OBJECTIVE
Reproduce each line from the first in the data through the line that contains "4.2, 5.4, 7.6]" exactly; give nothing else.

>>

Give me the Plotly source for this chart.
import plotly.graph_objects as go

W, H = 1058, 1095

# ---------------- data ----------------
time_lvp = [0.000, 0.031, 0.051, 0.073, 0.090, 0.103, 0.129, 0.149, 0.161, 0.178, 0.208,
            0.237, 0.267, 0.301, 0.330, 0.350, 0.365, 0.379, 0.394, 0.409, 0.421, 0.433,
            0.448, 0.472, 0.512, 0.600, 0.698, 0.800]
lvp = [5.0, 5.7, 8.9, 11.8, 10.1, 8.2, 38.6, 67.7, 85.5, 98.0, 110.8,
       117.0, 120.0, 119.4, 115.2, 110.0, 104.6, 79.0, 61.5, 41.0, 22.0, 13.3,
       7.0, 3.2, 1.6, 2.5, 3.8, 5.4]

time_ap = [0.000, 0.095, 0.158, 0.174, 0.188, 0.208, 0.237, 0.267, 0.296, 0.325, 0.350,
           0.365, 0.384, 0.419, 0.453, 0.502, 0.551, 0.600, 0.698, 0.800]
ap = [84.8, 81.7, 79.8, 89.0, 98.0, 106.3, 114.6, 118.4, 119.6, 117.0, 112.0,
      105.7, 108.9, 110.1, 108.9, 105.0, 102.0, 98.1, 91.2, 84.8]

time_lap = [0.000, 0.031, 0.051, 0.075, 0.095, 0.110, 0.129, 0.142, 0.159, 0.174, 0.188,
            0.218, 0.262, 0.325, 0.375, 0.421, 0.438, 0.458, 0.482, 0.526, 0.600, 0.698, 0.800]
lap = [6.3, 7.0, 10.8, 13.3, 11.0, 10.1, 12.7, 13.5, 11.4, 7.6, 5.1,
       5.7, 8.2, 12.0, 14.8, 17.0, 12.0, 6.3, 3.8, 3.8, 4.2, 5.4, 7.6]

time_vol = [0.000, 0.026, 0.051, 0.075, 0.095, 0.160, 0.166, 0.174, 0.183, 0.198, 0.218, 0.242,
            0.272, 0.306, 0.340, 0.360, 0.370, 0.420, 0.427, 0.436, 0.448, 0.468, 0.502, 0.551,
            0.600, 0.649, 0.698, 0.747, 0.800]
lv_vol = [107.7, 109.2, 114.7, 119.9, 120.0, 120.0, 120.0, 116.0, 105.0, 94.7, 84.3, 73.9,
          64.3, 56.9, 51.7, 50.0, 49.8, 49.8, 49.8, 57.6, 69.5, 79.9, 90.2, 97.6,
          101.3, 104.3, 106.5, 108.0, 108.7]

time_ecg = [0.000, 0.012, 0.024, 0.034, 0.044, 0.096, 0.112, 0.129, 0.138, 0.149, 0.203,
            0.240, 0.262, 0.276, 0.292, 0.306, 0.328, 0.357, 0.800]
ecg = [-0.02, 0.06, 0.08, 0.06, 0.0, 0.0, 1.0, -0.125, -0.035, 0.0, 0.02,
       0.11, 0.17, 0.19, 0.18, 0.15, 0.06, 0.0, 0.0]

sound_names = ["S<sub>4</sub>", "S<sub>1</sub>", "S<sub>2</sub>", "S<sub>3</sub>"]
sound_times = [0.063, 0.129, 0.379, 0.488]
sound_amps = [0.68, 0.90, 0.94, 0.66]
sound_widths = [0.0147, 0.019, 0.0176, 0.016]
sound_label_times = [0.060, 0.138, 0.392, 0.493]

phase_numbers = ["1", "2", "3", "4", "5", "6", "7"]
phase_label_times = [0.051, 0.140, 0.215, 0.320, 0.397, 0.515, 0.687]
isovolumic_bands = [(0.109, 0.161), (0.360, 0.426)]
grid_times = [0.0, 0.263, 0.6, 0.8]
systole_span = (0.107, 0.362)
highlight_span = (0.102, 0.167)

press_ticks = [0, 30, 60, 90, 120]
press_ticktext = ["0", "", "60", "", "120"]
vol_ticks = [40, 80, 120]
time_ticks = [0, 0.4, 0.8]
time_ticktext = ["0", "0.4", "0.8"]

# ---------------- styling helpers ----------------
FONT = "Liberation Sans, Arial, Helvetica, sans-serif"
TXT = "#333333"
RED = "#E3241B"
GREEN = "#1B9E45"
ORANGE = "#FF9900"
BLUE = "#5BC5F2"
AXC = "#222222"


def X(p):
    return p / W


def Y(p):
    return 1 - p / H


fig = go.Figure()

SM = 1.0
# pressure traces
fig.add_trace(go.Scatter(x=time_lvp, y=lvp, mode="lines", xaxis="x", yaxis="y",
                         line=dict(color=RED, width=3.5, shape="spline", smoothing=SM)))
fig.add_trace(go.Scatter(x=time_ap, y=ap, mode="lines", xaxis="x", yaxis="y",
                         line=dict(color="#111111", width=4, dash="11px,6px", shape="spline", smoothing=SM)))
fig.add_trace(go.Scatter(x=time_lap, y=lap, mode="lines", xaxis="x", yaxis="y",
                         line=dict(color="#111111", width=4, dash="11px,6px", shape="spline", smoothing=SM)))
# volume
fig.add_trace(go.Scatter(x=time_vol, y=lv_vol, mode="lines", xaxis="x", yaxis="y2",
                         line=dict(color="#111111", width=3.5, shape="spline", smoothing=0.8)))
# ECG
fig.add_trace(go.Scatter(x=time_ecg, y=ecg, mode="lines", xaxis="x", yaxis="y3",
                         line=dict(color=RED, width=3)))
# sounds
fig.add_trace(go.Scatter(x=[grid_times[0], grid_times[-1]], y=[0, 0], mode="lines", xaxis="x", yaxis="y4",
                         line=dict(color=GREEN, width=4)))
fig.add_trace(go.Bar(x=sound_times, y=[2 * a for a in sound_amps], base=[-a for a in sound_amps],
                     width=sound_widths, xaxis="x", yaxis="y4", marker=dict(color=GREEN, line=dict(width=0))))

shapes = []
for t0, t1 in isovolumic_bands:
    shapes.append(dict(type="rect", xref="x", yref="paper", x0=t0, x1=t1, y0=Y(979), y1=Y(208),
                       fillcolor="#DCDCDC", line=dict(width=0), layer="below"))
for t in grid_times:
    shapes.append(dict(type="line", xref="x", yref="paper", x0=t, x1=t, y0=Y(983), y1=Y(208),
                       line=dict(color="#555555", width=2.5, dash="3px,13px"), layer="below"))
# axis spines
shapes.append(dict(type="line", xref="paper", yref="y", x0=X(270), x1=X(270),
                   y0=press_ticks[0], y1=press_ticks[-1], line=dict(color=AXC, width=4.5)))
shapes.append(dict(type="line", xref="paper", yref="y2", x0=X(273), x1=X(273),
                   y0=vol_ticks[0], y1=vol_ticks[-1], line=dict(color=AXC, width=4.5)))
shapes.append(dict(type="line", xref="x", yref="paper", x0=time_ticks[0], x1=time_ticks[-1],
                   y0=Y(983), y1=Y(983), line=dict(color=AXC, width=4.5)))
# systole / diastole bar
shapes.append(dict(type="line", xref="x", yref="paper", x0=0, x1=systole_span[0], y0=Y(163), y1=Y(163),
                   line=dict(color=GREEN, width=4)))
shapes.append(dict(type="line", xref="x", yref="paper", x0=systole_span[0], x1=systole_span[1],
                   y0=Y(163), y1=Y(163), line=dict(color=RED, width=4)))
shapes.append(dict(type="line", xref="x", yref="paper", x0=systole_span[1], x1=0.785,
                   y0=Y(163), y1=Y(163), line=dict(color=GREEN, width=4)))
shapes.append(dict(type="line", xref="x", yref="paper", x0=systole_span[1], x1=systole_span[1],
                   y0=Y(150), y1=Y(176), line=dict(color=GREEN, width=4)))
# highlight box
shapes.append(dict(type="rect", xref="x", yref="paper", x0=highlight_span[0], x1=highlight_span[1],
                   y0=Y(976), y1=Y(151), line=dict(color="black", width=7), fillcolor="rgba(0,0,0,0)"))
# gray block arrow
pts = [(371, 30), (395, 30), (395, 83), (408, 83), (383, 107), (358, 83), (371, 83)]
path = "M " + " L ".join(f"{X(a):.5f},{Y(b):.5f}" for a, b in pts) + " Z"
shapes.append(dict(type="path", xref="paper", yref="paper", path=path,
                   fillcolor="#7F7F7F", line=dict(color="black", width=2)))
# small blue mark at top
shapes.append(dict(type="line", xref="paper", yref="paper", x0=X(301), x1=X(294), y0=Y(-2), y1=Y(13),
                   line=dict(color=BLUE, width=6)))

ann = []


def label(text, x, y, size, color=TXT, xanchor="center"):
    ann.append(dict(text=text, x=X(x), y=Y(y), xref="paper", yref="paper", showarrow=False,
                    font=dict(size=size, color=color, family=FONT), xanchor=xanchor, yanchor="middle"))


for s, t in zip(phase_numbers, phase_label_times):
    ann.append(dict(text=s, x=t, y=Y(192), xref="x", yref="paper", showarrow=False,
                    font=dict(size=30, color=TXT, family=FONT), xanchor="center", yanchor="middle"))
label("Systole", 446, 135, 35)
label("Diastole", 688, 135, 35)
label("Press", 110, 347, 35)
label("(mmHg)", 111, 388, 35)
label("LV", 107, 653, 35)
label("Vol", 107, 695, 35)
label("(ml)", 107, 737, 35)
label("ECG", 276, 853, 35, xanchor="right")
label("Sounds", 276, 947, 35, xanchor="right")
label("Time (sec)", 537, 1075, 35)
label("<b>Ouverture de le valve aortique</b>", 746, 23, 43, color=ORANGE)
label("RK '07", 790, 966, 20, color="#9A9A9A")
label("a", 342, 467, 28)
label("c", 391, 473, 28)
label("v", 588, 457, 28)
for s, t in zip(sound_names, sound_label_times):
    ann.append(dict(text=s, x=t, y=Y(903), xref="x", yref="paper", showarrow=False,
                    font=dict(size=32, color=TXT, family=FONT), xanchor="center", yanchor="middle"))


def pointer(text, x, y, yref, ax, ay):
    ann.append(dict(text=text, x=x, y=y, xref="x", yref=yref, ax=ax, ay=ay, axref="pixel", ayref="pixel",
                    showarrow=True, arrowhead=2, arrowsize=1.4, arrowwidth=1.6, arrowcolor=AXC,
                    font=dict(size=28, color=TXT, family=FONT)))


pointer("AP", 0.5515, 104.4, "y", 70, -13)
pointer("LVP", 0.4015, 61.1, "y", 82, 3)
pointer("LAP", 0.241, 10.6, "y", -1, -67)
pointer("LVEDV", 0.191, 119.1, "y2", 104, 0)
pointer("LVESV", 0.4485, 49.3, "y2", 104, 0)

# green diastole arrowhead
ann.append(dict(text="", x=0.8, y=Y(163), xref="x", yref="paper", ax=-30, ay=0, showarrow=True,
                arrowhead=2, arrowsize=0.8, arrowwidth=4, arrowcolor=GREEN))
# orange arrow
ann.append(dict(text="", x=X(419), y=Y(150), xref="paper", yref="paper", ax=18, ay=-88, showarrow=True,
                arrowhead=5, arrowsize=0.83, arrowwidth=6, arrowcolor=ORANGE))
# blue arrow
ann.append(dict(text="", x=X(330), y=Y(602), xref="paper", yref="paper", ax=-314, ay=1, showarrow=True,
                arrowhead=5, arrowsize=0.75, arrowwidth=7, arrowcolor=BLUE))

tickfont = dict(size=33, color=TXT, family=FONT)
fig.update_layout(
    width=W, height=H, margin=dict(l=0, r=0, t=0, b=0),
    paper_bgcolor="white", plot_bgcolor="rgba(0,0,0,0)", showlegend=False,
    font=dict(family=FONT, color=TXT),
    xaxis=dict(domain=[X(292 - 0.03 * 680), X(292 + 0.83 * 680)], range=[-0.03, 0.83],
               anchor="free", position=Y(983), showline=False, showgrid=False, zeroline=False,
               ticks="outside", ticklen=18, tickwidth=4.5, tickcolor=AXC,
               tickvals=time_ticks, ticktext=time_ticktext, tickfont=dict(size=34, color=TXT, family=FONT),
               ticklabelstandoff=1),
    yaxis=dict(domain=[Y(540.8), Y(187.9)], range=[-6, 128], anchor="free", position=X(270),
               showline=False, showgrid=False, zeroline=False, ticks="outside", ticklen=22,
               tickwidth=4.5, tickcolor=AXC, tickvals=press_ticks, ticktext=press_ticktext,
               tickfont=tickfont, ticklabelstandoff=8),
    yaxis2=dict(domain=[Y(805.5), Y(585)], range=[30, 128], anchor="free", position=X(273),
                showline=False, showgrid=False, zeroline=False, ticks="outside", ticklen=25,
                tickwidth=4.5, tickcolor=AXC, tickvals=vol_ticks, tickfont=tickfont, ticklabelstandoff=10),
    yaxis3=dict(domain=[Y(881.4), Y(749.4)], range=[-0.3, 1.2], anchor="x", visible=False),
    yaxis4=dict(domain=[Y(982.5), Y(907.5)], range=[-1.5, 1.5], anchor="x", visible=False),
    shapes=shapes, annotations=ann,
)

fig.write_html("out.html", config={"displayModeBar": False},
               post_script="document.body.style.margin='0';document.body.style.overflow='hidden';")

<<

RESPONSE TO THIS EXERCISE
Give me the Plotly source for this chart.
import plotly.graph_objects as go

W, H = 1058, 1095

# ---------------- data ----------------
time_lvp = [0.000, 0.031, 0.051, 0.073, 0.090, 0.103, 0.129, 0.149, 0.161, 0.178, 0.208,
            0.237, 0.267, 0.301, 0.330, 0.350, 0.365, 0.379, 0.394, 0.409, 0.421, 0.433,
            0.448, 0.472, 0.512, 0.600, 0.698, 0.800]
lvp = [5.0, 5.7, 8.9, 11.8, 10.1, 8.2, 38.6, 67.7, 85.5, 98.0, 110.8,
       117.0, 120.0, 119.4, 115.2, 110.0, 104.6, 79.0, 61.5, 41.0, 22.0, 13.3,
       7.0, 3.2, 1.6, 2.5, 3.8, 5.4]

time_ap = [0.000, 0.095, 0.158, 0.174, 0.188, 0.208, 0.237, 0.267, 0.296, 0.325, 0.350,
           0.365, 0.384, 0.419, 0.453, 0.502, 0.551, 0.600, 0.698, 0.800]
ap = [84.8, 81.7, 79.8, 89.0, 98.0, 106.3, 114.6, 118.4, 119.6, 117.0, 112.0,
      105.7, 108.9, 110.1, 108.9, 105.0, 102.0, 98.1, 91.2, 84.8]

time_lap = [0.000, 0.031, 0.051, 0.075, 0.095, 0.110, 0.129, 0.142, 0.159, 0.174, 0.188,
            0.218, 0.262, 0.325, 0.375, 0.421, 0.438, 0.458, 0.482, 0.526, 0.600, 0.698, 0.800]
lap = [6.3, 7.0, 10.8, 13.3, 11.0, 10.1, 12.7, 13.5, 11.4, 7.6, 5.1,
       5.7, 8.2, 12.0, 14.8, 17.0, 12.0, 6.3, 3.8, 3.8, 4.2, 5.4, 7.6]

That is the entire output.